Objective: Filter the records for lines holding the string "chart".

Materials provided:
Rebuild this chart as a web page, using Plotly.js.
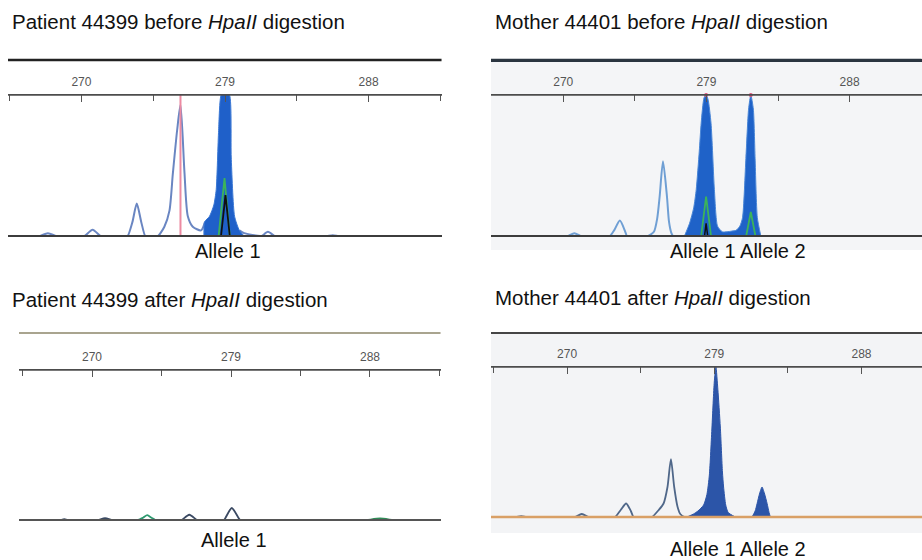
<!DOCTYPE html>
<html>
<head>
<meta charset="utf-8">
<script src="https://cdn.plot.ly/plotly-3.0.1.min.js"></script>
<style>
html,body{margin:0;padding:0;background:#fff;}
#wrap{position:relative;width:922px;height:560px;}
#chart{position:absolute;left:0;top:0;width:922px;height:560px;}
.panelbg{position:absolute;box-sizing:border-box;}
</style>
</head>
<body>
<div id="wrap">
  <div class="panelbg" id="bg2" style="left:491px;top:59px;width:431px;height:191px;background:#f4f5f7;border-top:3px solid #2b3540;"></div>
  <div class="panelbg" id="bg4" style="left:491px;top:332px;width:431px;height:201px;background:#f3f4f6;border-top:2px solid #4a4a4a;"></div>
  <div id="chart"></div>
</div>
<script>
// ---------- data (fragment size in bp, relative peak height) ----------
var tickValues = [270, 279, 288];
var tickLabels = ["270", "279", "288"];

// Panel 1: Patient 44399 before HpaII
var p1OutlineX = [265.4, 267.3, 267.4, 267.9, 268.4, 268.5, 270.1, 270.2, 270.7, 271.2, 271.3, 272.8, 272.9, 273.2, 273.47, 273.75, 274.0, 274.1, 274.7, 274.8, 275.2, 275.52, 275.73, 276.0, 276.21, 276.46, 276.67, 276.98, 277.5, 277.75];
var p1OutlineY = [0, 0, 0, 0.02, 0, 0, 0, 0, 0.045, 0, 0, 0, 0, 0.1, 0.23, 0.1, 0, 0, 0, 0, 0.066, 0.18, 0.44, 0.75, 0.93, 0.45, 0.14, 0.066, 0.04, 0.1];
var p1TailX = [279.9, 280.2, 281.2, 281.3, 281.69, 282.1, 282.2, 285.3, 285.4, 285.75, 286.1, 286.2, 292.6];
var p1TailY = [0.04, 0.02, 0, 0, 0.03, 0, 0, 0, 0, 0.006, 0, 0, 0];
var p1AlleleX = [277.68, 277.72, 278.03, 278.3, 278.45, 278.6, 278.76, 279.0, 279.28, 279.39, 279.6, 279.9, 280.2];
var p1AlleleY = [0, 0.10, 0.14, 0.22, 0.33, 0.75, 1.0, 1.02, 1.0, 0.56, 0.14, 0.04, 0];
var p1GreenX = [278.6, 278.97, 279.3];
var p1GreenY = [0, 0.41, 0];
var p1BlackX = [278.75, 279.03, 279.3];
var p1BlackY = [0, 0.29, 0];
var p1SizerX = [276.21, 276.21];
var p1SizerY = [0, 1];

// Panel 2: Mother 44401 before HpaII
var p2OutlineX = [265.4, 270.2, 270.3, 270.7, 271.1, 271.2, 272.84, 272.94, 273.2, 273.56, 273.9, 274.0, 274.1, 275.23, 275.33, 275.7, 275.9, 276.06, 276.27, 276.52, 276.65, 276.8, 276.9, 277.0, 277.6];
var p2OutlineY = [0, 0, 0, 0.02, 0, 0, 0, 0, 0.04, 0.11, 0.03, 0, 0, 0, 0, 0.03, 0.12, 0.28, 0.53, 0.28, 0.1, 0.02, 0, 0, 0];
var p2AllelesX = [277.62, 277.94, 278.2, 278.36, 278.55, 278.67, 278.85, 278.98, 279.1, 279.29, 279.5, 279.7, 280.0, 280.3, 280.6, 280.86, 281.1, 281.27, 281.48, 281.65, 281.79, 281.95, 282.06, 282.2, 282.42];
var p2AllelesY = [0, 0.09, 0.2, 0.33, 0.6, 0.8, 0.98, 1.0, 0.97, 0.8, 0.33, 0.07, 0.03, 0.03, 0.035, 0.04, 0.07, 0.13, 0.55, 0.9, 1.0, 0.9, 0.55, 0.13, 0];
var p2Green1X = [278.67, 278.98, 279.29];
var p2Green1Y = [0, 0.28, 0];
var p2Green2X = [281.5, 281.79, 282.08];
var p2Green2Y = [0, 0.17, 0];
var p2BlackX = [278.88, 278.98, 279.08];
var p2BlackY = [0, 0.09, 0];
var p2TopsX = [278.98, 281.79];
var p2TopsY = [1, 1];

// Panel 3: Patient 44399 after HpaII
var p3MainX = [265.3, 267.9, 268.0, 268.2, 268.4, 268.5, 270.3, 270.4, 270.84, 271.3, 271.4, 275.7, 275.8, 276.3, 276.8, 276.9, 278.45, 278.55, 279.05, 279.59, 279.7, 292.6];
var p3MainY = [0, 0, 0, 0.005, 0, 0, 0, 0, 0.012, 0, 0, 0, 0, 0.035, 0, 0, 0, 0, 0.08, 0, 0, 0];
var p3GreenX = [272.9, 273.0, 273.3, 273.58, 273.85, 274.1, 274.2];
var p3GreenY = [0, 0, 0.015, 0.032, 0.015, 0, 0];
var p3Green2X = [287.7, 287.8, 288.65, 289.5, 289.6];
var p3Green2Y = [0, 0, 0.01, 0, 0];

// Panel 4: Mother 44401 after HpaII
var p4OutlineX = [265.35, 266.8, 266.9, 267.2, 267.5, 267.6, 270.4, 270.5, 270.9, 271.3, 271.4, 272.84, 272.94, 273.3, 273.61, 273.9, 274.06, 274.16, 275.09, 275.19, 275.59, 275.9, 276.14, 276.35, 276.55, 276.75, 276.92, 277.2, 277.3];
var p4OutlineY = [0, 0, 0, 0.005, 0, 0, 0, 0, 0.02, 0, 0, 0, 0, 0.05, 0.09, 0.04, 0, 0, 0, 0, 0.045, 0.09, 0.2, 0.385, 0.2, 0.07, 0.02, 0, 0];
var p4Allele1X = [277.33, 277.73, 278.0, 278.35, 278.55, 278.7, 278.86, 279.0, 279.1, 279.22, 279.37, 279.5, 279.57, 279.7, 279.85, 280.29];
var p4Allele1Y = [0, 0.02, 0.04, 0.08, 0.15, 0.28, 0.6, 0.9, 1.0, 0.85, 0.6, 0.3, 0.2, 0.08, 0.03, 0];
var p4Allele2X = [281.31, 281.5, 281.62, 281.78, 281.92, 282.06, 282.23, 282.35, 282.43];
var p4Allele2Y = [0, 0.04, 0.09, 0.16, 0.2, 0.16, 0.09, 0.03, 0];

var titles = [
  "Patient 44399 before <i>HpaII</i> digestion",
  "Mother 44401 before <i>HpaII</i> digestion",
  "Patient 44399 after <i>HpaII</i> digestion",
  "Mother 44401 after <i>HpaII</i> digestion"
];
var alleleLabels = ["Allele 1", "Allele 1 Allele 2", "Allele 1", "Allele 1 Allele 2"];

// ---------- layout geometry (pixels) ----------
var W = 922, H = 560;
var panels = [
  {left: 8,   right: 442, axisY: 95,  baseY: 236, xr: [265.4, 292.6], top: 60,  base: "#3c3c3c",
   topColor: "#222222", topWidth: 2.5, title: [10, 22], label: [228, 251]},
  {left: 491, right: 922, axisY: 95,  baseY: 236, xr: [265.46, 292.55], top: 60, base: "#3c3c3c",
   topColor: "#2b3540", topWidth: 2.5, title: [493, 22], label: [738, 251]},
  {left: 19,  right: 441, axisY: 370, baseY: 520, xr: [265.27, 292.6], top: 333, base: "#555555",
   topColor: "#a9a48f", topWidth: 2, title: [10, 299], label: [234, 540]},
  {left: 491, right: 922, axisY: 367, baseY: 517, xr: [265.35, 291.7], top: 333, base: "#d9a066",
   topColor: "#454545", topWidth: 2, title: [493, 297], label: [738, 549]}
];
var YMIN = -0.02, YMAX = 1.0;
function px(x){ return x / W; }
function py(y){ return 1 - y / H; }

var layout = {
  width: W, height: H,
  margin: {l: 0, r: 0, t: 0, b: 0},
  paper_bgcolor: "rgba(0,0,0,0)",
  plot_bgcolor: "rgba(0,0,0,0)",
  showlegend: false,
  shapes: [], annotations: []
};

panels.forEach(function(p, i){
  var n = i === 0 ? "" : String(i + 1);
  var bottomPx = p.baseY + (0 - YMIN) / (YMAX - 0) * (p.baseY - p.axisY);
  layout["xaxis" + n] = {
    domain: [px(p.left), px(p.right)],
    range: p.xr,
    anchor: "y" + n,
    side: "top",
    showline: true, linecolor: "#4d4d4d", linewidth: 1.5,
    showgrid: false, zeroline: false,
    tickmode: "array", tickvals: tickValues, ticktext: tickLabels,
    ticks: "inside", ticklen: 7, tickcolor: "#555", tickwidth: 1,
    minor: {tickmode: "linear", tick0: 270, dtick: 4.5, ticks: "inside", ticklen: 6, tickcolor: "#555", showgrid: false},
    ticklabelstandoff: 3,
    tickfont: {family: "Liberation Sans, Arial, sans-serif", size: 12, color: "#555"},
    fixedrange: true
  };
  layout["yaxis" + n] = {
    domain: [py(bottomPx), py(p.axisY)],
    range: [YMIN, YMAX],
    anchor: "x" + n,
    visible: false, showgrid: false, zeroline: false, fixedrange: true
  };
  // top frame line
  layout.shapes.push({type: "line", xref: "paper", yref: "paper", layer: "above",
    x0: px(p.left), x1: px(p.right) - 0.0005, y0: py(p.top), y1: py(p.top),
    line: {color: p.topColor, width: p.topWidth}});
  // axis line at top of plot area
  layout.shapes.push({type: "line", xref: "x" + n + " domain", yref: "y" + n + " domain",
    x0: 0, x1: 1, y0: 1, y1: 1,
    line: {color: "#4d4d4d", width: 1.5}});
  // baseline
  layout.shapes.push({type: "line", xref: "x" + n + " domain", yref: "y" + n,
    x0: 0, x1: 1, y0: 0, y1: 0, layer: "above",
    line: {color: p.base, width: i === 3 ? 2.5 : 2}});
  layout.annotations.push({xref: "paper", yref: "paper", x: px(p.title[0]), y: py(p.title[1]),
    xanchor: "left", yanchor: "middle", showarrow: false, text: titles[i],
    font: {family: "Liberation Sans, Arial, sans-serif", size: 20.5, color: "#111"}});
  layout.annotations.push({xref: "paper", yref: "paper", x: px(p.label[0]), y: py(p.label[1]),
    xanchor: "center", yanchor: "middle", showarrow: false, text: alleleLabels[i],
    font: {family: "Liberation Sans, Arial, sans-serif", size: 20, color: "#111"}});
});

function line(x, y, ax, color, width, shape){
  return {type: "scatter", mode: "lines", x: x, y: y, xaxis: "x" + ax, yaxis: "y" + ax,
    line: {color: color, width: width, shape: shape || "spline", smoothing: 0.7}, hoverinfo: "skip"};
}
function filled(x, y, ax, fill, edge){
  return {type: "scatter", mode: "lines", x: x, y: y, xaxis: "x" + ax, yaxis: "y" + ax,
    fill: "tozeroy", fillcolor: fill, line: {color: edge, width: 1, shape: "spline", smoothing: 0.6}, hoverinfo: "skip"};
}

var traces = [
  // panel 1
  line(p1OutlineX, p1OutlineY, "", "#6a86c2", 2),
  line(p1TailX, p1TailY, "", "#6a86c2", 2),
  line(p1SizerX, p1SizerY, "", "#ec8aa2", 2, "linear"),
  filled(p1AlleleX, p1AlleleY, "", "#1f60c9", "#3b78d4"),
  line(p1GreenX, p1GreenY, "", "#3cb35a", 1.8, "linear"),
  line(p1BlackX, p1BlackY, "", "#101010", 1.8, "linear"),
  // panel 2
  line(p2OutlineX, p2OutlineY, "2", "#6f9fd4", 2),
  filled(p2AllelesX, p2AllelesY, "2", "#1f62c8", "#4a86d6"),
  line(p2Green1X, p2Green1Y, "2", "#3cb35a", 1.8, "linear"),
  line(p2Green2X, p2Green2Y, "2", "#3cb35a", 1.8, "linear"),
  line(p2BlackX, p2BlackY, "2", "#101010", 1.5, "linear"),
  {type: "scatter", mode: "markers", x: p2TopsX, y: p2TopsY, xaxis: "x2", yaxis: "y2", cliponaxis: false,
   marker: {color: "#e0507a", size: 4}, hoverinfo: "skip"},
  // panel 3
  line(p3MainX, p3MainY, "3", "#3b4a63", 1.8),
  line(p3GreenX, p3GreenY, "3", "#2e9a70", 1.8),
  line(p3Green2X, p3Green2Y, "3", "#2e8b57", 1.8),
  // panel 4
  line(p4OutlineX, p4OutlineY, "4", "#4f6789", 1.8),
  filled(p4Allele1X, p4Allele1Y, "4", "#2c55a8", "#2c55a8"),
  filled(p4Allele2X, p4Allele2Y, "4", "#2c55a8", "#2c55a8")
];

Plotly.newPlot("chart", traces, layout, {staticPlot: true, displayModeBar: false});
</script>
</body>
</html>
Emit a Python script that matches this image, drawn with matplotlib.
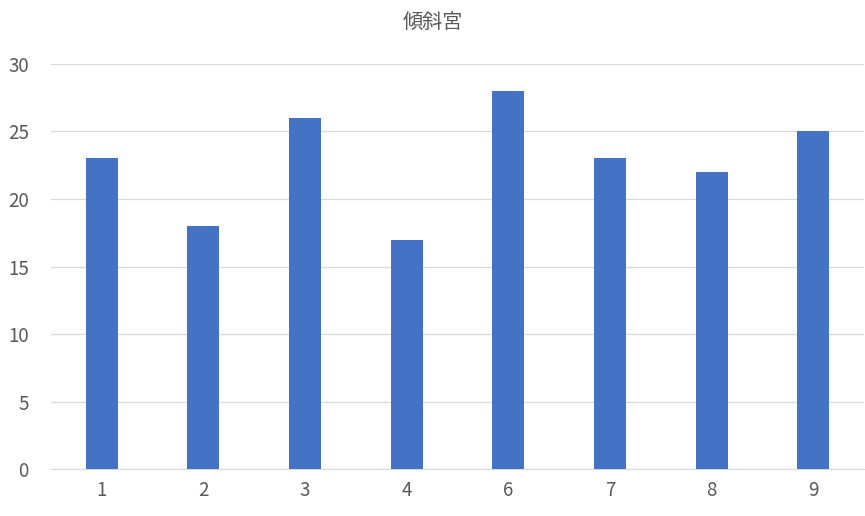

Solution below:
Rebuild this chart as a web page, using Plotly.js.
#chart{position:absolute;left:0;top:0;width:922px;height:560px;}
  <div id="chart"></div>
Plotly.newPlot("chart", traces, layout, {staticPlot: true, displayModeBar: false});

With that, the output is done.